§ **Problem to solve**
Return the lines that follow, exactly as they appear, from the first through the one containing "1.4, 1.6, 1.8];"; no pictures are to be included.

§ **Source data**
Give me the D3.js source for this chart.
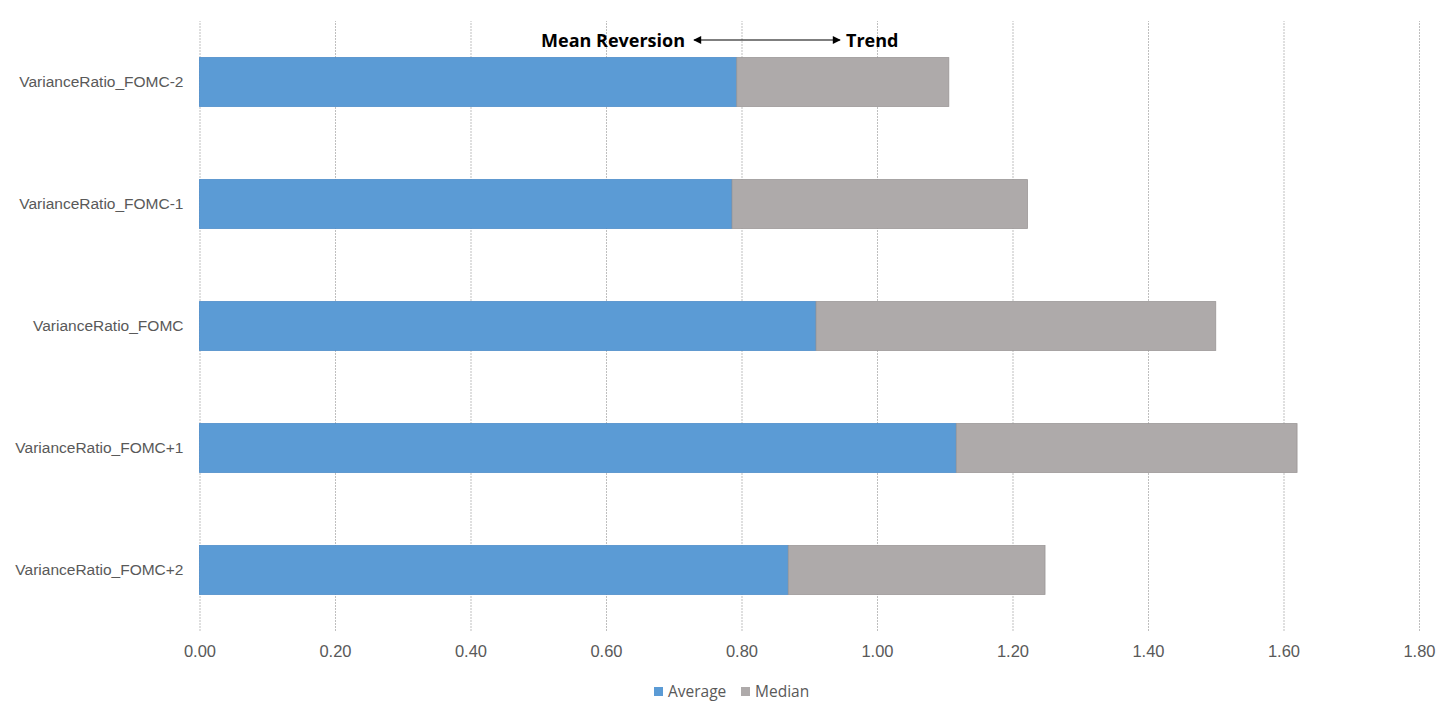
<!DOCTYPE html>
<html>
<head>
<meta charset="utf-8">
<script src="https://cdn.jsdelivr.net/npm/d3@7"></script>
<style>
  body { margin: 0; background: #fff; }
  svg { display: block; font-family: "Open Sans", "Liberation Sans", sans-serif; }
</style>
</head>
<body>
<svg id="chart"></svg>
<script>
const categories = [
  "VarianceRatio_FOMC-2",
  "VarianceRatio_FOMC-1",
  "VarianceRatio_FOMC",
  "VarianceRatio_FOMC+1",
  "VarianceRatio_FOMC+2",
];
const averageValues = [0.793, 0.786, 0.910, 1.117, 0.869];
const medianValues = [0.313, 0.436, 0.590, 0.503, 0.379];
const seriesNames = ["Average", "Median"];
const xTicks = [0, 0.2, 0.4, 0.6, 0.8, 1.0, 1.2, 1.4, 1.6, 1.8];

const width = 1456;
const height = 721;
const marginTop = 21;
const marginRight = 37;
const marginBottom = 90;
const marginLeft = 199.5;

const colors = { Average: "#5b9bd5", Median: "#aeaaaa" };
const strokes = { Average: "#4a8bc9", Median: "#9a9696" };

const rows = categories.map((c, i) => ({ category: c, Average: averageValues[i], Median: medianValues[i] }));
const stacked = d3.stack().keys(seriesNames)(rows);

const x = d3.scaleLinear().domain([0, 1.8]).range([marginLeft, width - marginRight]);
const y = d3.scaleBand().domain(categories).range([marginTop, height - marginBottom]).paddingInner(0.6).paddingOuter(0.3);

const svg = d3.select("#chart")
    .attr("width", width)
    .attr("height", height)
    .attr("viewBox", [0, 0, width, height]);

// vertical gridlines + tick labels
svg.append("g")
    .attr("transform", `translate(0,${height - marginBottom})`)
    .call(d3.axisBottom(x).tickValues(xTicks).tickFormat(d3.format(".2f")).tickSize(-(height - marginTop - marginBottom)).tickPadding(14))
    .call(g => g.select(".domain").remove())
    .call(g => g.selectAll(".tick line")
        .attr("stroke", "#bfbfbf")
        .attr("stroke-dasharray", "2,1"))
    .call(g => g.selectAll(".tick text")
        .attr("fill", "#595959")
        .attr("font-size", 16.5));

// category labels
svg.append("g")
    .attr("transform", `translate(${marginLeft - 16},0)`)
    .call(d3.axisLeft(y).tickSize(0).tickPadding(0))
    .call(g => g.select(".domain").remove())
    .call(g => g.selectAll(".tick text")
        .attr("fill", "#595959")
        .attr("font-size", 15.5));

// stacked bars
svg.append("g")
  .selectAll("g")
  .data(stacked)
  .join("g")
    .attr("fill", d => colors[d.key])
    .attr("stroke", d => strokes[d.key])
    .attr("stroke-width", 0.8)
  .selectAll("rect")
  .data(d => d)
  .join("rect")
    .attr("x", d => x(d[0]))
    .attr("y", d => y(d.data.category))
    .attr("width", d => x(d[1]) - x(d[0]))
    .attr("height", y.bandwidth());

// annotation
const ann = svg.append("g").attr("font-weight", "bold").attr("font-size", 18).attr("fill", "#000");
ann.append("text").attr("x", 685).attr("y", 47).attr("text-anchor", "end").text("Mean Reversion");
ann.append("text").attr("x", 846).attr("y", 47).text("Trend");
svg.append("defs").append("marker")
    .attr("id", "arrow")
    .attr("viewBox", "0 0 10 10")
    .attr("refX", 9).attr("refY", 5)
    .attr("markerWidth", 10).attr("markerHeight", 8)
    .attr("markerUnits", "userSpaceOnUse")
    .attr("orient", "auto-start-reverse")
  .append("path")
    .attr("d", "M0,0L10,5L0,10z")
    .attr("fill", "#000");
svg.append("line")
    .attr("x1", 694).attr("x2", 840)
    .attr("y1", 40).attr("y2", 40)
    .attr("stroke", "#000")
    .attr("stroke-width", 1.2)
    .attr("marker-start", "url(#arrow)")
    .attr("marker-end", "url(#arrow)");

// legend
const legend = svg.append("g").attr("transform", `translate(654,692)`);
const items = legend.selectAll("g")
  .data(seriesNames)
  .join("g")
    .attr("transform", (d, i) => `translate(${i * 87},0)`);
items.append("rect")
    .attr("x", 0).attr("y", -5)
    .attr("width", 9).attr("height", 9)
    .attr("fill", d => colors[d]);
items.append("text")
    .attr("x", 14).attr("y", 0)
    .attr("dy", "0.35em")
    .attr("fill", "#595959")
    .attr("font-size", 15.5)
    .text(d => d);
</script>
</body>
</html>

§ **Complete output**
Give me the D3.js source for this chart.
<!DOCTYPE html>
<html>
<head>
<meta charset="utf-8">
<script src="https://cdn.jsdelivr.net/npm/d3@7"></script>
<style>
  body { margin: 0; background: #fff; }
  svg { display: block; font-family: "Open Sans", "Liberation Sans", sans-serif; }
</style>
</head>
<body>
<svg id="chart"></svg>
<script>
const categories = [
  "VarianceRatio_FOMC-2",
  "VarianceRatio_FOMC-1",
  "VarianceRatio_FOMC",
  "VarianceRatio_FOMC+1",
  "VarianceRatio_FOMC+2",
];
const averageValues = [0.793, 0.786, 0.910, 1.117, 0.869];
const medianValues = [0.313, 0.436, 0.590, 0.503, 0.379];
const seriesNames = ["Average", "Median"];
const xTicks = [0, 0.2, 0.4, 0.6, 0.8, 1.0, 1.2, 1.4, 1.6, 1.8];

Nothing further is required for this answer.